Fire burns the forest. Out of the ashes comes new growth. Druids who choose the Circle of Flame balance between destruction and regrowth. Wind spreads forest fires, cleansing a greater area. Lightning starts forest fires when it strikes a dead tree. From fiery death grow new beginnings. Druids in the Circle of Flame believe that everything will burn one day, to be re-born again.

Circle of Flame spells (always prepared)

at level 3 Scorching Ray, Gust of Wind
at level 5 Revivify, Lightning Bolt
at level 7 Grasping Vine, Fire Shield
at level 9 Control Winds, Flame Strike

Only You

When you choose the Circle of Flame at level 2, you gain the fire bolt cantrip.

Heart of the Flame

At 2nd level, as an action, you can expend a use of your Wild Shape feature to awaken the primordial spirits of Fire rather than transforming into a beast form. While this feature is active, you gain the following benefits:

  • Add your Wisdom Modifier to your AC

  • Add Fire damage equal to your Wisdom modifier to your melee attacks

  • You can use your reaction to heal yourself, or an allied creature within 10 feet of you, for 1d4 hit points. This healing increases to 1d6 at 5th level, 1d8 at 11th level, and 1d10 at 13th level.

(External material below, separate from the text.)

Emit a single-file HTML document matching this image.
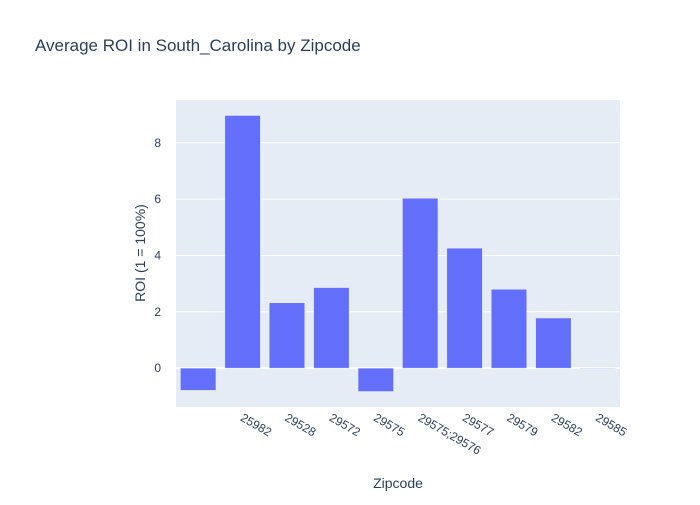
<!DOCTYPE html>
<html><head><meta charset="utf-8"><style>body{margin:0;background:#fff}svg text{font-family:"Liberation Sans",Arial,sans-serif}</style></head>
<body>
<svg id="chart" width="700" height="500" xmlns="http://www.w3.org/2000/svg">
<rect width="700" height="500" fill="#fff"/>
<text x="35" y="51" font-size="17" fill="#2a3f5f">Average ROI in South_Carolina by Zipcode</text>
<rect x="176" y="100" width="444" height="307" fill="#e5ecf6"/>
<g id="grid"></g><g id="bars"></g><g id="xt"></g><g id="yt"></g>
<text x="398" y="488" font-size="14" fill="#2a3f5f" text-anchor="middle">Zipcode</text>
<text transform="translate(145,253) rotate(-90)" font-size="14" fill="#2a3f5f" text-anchor="middle">ROI (1 = 100%)</text>
</svg>
<script>
const categories = ["", "25982", "29528", "29572", "29575", "29575;29576", "29577", "29579", "29582", "29585"];
const roiValues = [-0.79, 8.97, 2.32, 2.86, -0.83, 6.03, 4.26, 2.80, 1.78, -0.02];
const yTicks = [0, 2, 4, 6, 8];
const NS = "http://www.w3.org/2000/svg";
const X0 = 176, W = 444, Y0 = 100, H = 307, yMin = -1.38, yMax = 9.52;
const band = W / categories.length;
const y = v => Y0 + H * (yMax - v) / (yMax - yMin);
const xc = i => X0 + band * (i + 0.5);
function mk(t, a, p) { const e = document.createElementNS(NS, t); for (const k in a) e.setAttribute(k, a[k]); p.appendChild(e); return e; }
const grid = document.getElementById('grid'), yt = document.getElementById('yt');
yTicks.forEach(t => {
  const l = mk('line', {x1: X0, x2: X0 + W, y1: y(t), y2: y(t), stroke: '#fff', 'stroke-width': t === 0 ? 2 : 1}, grid);
  
  
  const tx = mk('text', {x: X0 - 15, y: y(t) + 4, 'font-size': 12, fill: '#2a3f5f', 'text-anchor': 'end'}, yt);
  tx.textContent = t;
  
  
});
const bars = document.getElementById('bars'), xt = document.getElementById('xt');
roiValues.forEach((v, i) => {
  const bw = band * 0.8;
  const r = mk('rect', {x: xc(i) - bw / 2, y: Math.min(y(v), y(0)), width: bw, height: Math.max(Math.abs(y(v) - y(0)), 0.5), fill: '#636efa', stroke: '#e5ecf6', 'stroke-width': 0.5}, bars);
  
  
  if (categories[i]) {
    const tx = mk('text', {transform: `translate(${xc(i) - 3},${Y0 + H + 13}) rotate(30)`, 'font-size': 12, fill: '#2a3f5f'}, xt);
    tx.textContent = categories[i];
    
    
  }
});
</script>
</body></html>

    These effects last for 1 minute, or until you are reduced to 0 hit points.

Heat of Battle

Starting at level 6, the druid gets an Extra Attack when taking the Attack action.

Flaming Soul

At level 10 you gain resistance to fire damage. While concentrating on a spell that does fire damage, you gain +2 to your armor class.

From the Ashes

Starting level 14, as a reaction, you can absorb fire or lightning damage dealt to yourself, or to a single friendly creature within 30′ of you. You, or the friendly creature (whomever was subjected to the damage) instead heals for the amount of damage taken. This feature refreshes on a short or long rest.

If I have missed the balance point here, where did I miss and by how far?
One of the issues I’ve had with playing druids is that a lot of their spells require concentration. A weakness for this sub class is that by engaging in melee more often than a pure spell caster, the chance of concentration being lost would appear to increase.